Like Fung Wah, a report from the Department of Transportation declares that passengers who ride Lucky Star face a serious risk of serious injury or death. What sort of risk, you ask? Oh, nothing major, just a hole in the bottom of one bus large enough to swallow a child. See below for some enjoyable bedtime reading, courtesy of the DOT [Full PDF here]:

Lucky Star fails to ensure that its motor coaches are systematically and properly inspected, repaired and maintained and meet minimum safety standards; indeed, Lucky Star, through the actions of Qiao M. Chen, dispatched a motor coach that had an approximate 4 foot by 2 foot hole in the bottom of the motor coach and significant frame damage.

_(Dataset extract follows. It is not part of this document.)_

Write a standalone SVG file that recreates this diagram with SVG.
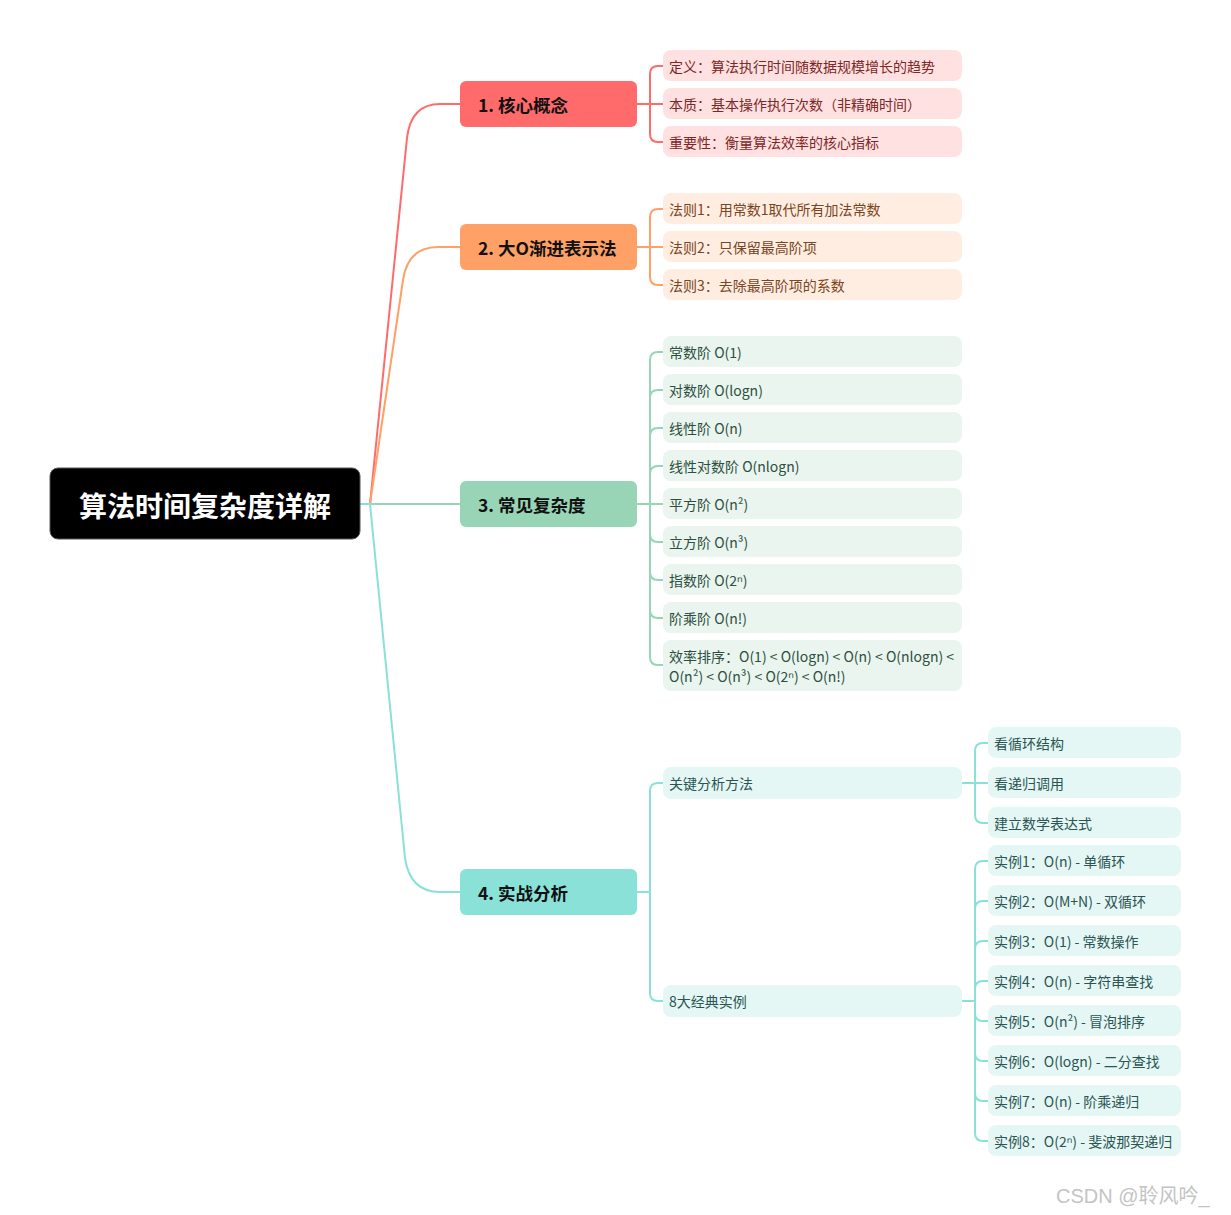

Inspections on May 10, 2013 and May 21, 2013 resulted in four out of six motor coaches owned by Lucky Star being placed out of service and a total of 69 vehicle defects discovered. Lucky Star has an ineffective inspection repair and maintenance program because the company is unable to keep up with the inspection, repair and maintenance with the near around-the-clock dispatch-schedule it maintains.

Investigators discovered that Lucky Star’s motor coaches broke down on 80 separate occasions between New York City and Boston from May 5, 2012 through May 22, 2013. These break downs over a period of one year, involved over 10 of Lucky Star’s 21 motor coaches, some of them simultaneously. For example, on December 27, 2012, three of Lucky Star’s motor coaches broke down and on February 17, 2013, two broke down. These break downs caused passengers to have to disembark along the highway and at unscheduled stop areas. Lucky Star’s inadequate maintenance program substantially increases the risk of serious injury or death and is an imminently hazardous and potentially deadly situation for Lucky Star’s drivers, passengers and the motoring public.

Lucky Star fails to monitor and ensure that its drivers comply with drivers’ hours of service requirements, drivers’ records of duty requirements, and drivers’ controlled substances and alcohol use and testing requirements. Lucky Star has no system for monitoring and tracking drivers’ hours of service and does not require its drivers to complete records of duty status. Lucky Star fails to test drivers for controlled substances before allowing them to perform safety-sensitive functions.

OK cool. But what is a stray hole or two when the livelihood of Misaki Japanese Seafood Buffet Restaurant in Central Manchester, Connecticut is on the line! The Save the Lucky Star Facebook page, which as of this writing has racked up a total nine "likes," beseeches fans to help save the hole-filled bus line—not for their sake, but for the Buffet Restaurant.

"The elimination of the Lucky Star will not only inconvenience hundreds of daily travelers, but also may put the Central Manchester, CT restaurant "Misaki" out of business. We won't stand for it!," reads one of two posts on the page. (The first is an entreaty to "join the cause help support affordable and efficient" service.)